### WRITTEN PROBLEM:
Lines containing the string "matplotlib" are to be counted; report the total by itself.

### DATA SECTION:
— start —

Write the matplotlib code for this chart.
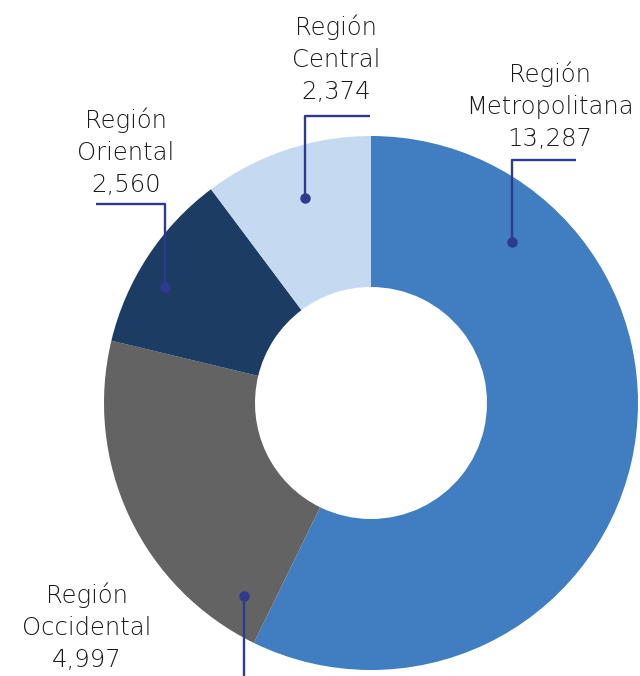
import matplotlib
matplotlib.use("Agg")
import matplotlib.pyplot as plt

# datos
regiones = ["Región Metropolitana", "Región Occidental", "Región Oriental", "Región Central"]
valores = [13287, 4997, 2560, 2374]
colores = ["#407EC1", "#636363", "#1C3C63", "#C5DAF1"]
etiquetas = ["Región\nMetropolitana\n13,287", "Región\nOccidental\n4,997",
             "Región\nOriental\n2,560", "Región\nCentral\n2,374"]

W, H = 640, 676
fig = plt.figure(figsize=(W / 100, H / 100), dpi=100)
ax = fig.add_axes([0, 0, 1, 1])

cx, cy = 371, H - 403
R = 267
ax.pie(valores, colors=colores, startangle=90, counterclock=False,
       center=(cx, cy), radius=R, frame=True,
       wedgeprops=dict(width=R - 116, linewidth=0))
ax.set_xlim(0, W)
ax.set_ylim(0, H)
ax.set_aspect("equal")
ax.axis("off")

linea = "#2E3A8C"
fuente = dict(family=["DejaVu Sans"], fontweight="light",
              fontsize=17.5, color="#1a1a1a", ha="center", va="center",
              linespacing=1.42)

# (texto x, texto y, puntos de la guia) en pixeles de la imagen
guias = [
    (550, 106, [(576, 160), (512, 160), (512, 242)]),
    (87, 627, [(244, 676), (244, 596)]),
    (126, 152, [(96, 204), (165, 204), (165, 287)]),
    (336, 59, [(370, 116), (305, 116), (305, 198)]),
]

for etq, (tx, ty, pts) in zip(etiquetas, guias):
    xs = [p[0] for p in pts]
    ys = [H - p[1] for p in pts]
    ax.plot(xs, ys, color=linea, lw=1.7, solid_capstyle="butt")
    ax.plot(xs[-1], ys[-1], "o", color=linea, ms=6.5)
    ax.text(tx, H - ty, etq, **fuente)

fig.savefig("out.png", dpi=100)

— end —

### WORKED ANSWER:
4